— Кто там? — спросила я негромко, снова прижимаясь ухом к дверной филенке.
Из-за двери по-прежнему не доносилась ни звука. Я еще раз посмотрела в глазок. Никого.
— Кто там?.. — тихо переспросила я.
А потом ноги мои сами понесли меня по коридору. Я на цыпочках влетела на кухню и не глядя выхватила из ящика стола стальной топорик для рубки мяса. Подскочила назад к двери и, подняв топорик, рывком распахнула ее.
На лестничной площадке никого не было.
Я прислушалась: ни снизу, ни сверху не было слышно ничего: ни шагов, ни приглушенного дыхания, — ни звука. Я захлопнула дверь и в изнеможении прислонилась в ней спиной. Ноги у меня внезапно ослабели и я чуть не рухнула прямо на пол.
Я уже ничего не понимала. И тут же зазвонил телефон. Я побежала обратно в кабинет, скользя по паркету, путаясь в полах длинного халата.
— Алло? — схватила я трубку.
В трубке было тихо. Но я, — клянусь! — слышала доносившееся издалека чье-то осторожное дыхание.
— Алло?!
Дыхание.
— Бросьте ваши дурацкие шуточки! — заорала я. — Слышите меня?! Сволочи!.. Плевать я на вас хотела!.. Ну, что ты молчишь? Боишься, сука?
Дыхание исчезло и его сменили короткие гудки отбоя.
Я перевела дыхание и положила трубку телефона на аппарат. Мысли у меня путались, я опустилась на диван и обхватила голову руками. Это мог звонить кто-то из них. Это могла звонить вконец обезумевшая от страха Светочка. Это мог быть просто какой-нибудь ненормальный тип, случайно набравший мой номер телефона. Это могло быть… А звонок в дверь? Это что — галлюцинации?..
— К черту! — громко сказала я. — Так и спятить недолго.
Звук моего собственного голоса, раздавшийся в пустой квартире, как-то сразу придал мне сил — по крайней мере я пока что еще жива и здорова. Я плюхнулась за компьютер, решительно закурила и, снова включив диктофон, стала быстро переносить в файл Светочкино бормотанье.
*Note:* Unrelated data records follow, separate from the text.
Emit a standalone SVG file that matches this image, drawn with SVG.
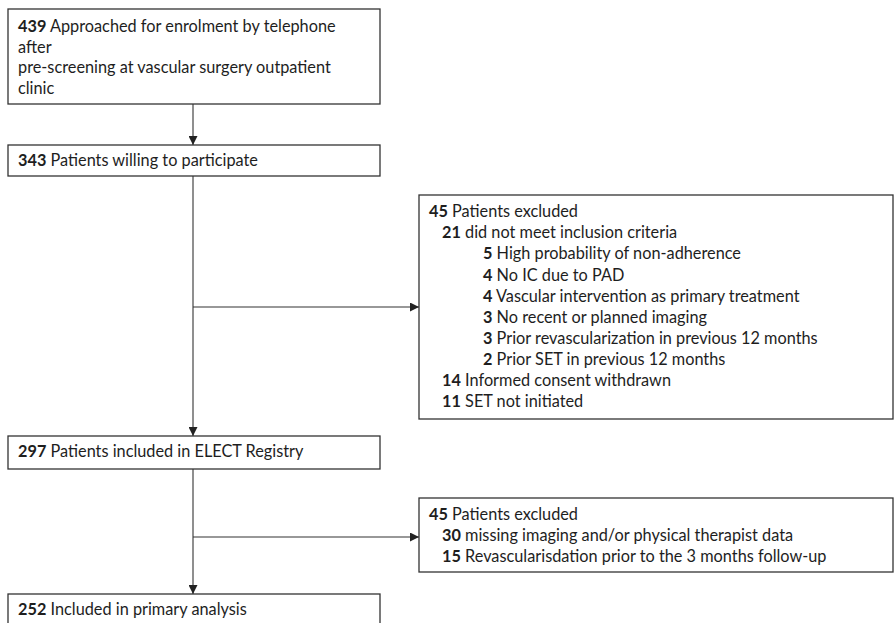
<svg xmlns="http://www.w3.org/2000/svg" width="896" height="623" viewBox="0 0 896 623">
<defs>
<style>
.box{fill:#fff;stroke:#333;stroke-width:1.3}
.line{fill:none;stroke:#333;stroke-width:1.1}
text{font-family:Lato,"Liberation Sans",sans-serif;font-size:16.3px;fill:#1e1e1e}
.b{font-weight:bold}
</style>
<marker id="arr" viewBox="0 0 10 10" refX="10" refY="5" markerWidth="9" markerHeight="9" markerUnits="userSpaceOnUse" orient="auto">
<path d="M0,0 L10,5 L0,10 z" fill="#222"/>
</marker>
</defs>
<rect width="896" height="623" fill="#fff"/>
<g id="connectors">
<line class="line" x1="193" y1="104" x2="193" y2="145" marker-end="url(#arr)"/>
<line class="line" x1="193" y1="176" x2="193" y2="436" marker-end="url(#arr)"/>
<line class="line" x1="193" y1="307" x2="419" y2="307" marker-end="url(#arr)"/>
<line class="line" x1="193" y1="469" x2="193" y2="594" marker-end="url(#arr)"/>
<line class="line" x1="193" y1="537" x2="419" y2="537" marker-end="url(#arr)"/>
</g>
<g id="n1">
<rect class="box" x="8" y="9" width="372" height="95"/>
<text x="18" y="32"><tspan class="b">439</tspan> Approached for enrolment by telephone</text>
<text x="18" y="53">after</text>
<text x="18" y="73">pre-screening at vascular surgery outpatient</text>
<text x="18" y="94">clinic</text>
</g>
<g id="n2">
<rect class="box" x="8" y="145" width="372" height="31"/>
<text x="18" y="166"><tspan class="b">343</tspan> Patients willing to participate</text>
</g>
<g id="n3">
<rect class="box" x="419" y="195" width="474" height="224"/>
<text x="429" y="217"><tspan class="b">45</tspan> Patients excluded</text>
<text x="442" y="238"><tspan class="b">21</tspan> did not meet inclusion criteria</text>
<text x="483" y="259"><tspan class="b">5</tspan> High probability of non-adherence</text>
<text x="483" y="281"><tspan class="b">4</tspan> No IC due to PAD</text>
<text x="483" y="302"><tspan class="b">4</tspan> Vascular intervention as primary treatment</text>
<text x="483" y="323"><tspan class="b">3</tspan> No recent or planned imaging</text>
<text x="483" y="344"><tspan class="b">3</tspan> Prior revascularization in previous 12 months</text>
<text x="483" y="365"><tspan class="b">2</tspan> Prior SET in previous 12 months</text>
<text x="442" y="386"><tspan class="b">14</tspan> Informed consent withdrawn</text>
<text x="442" y="407"><tspan class="b">11</tspan> SET not initiated</text>
</g>
<g id="n4">
<rect class="box" x="8" y="436" width="372" height="33"/>
<text x="18" y="457"><tspan class="b">297</tspan> Patients included in ELECT Registry</text>
</g>
<g id="n5">
<rect class="box" x="419" y="498" width="474" height="74"/>
<text x="429" y="520"><tspan class="b">45</tspan> Patients excluded</text>
<text x="442" y="541"><tspan class="b">30</tspan> missing imaging and/or physical therapist data</text>
<text x="442" y="562"><tspan class="b">15</tspan> Revascularisdation prior to the 3 months follow-up</text>
</g>
<g id="n6">
<rect class="box" x="8" y="594" width="372" height="40"/>
<text x="18" y="615"><tspan class="b">252</tspan> Included in primary analysis</text>
</g>
</svg>
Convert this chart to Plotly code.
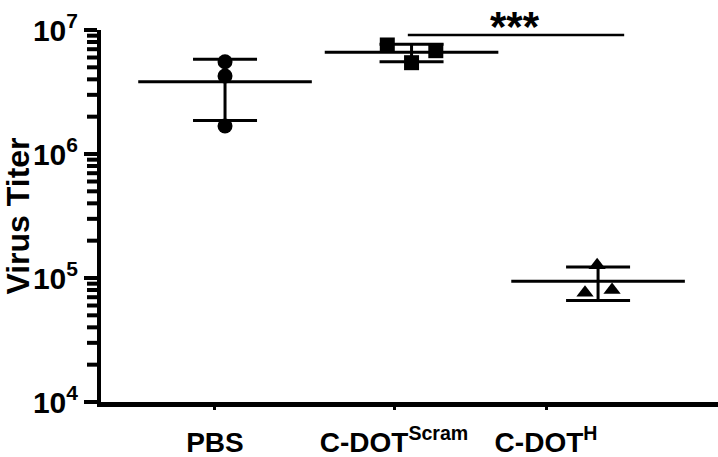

Я молча смотрел на нее и прекрасно понимал, что она врет. Врет абсолютно все. Просто не хочет говорить. Не желает мне, видишь ли, ничего рассказывать — и баста!
Сукина дочь! Уставилась на меня своими огромными непроницаемо-зелеными глазищами и молчит, как Зоя Космодемьянская на допросе.
— Ольга Матвеевна, а вы отдаете себе отчет, что я могу вас привлечь за дачу ложных показаний? — вежливо поинтересовался я, сдерживая непонятно откуда возникшее раздражение.
Хотя почему это непонятно откуда? Меня все в ней раздражало: и одежда из какого-то неизвестного мне бутика, и перстень с изумрудом размером не меньше, чем ее глаз, и вызывающе-спокойная поза, в которой она расположилась передо мной на скрипучем старом стуле.
Она была абсолютно чужой для меня, она была из другой команды, из другого мира. И я должен был по идее скорее засадить ее за решетку, а не пытаться вытащить из дерьма, в котором она уже сидела по уши. И вообще вся эта история была весьма темная и не нравилась мне. Ну, скажите, какого черта она потащилась на ночь глядючи куда-то за город, на дачу в компании с четырьмя говнюками и сопливой проституткой? Что ей, пятнадцать лет? Не знала, что ли, чем такие вещи заканчиваются?
— У вас можно курить? — ответила она вопросом на вопрос.
— Курите, — подвинул я ей пепельницу.
Она демонстративно долго вытаскивала сигарету из пачки, долго искала в сумке зажигалку, долго прикуривала. Я терпеливо ждал, не делая ни малейшей попытки помочь ей. Наконец она выпустила струйку дыма — вбок и вверх, и спросила меня ангельским тоном:
— Это допрос?
— Нет, что вы, Ольга Матвеевна. Вы пришли по моей просьбе побеседовать о… об интересующих нас вопросах.
Голос ее окончательно уподобился звукам райской арфы:
— Так о каких ложных показаниях в таком случае вы говорите, Андрей Антоныч? Вы ведь вызвали меня не на допрос, а просто побеседовать, не правда ли? Я вообще никаких показаний пока что не давала. И не собираюсь давать. И заявлений писать — тоже. Никаких. Ничего не было. Вы понимаете — ничего. Нет заявления — нет и никакого дела.
— А зачем же вы тогда приходили на прием к врачу?
Я вытащил из папки ксерокопии медицинских бланков, исписанные неразборчивым, как у всех врачей, почерком и пододвинул к ней.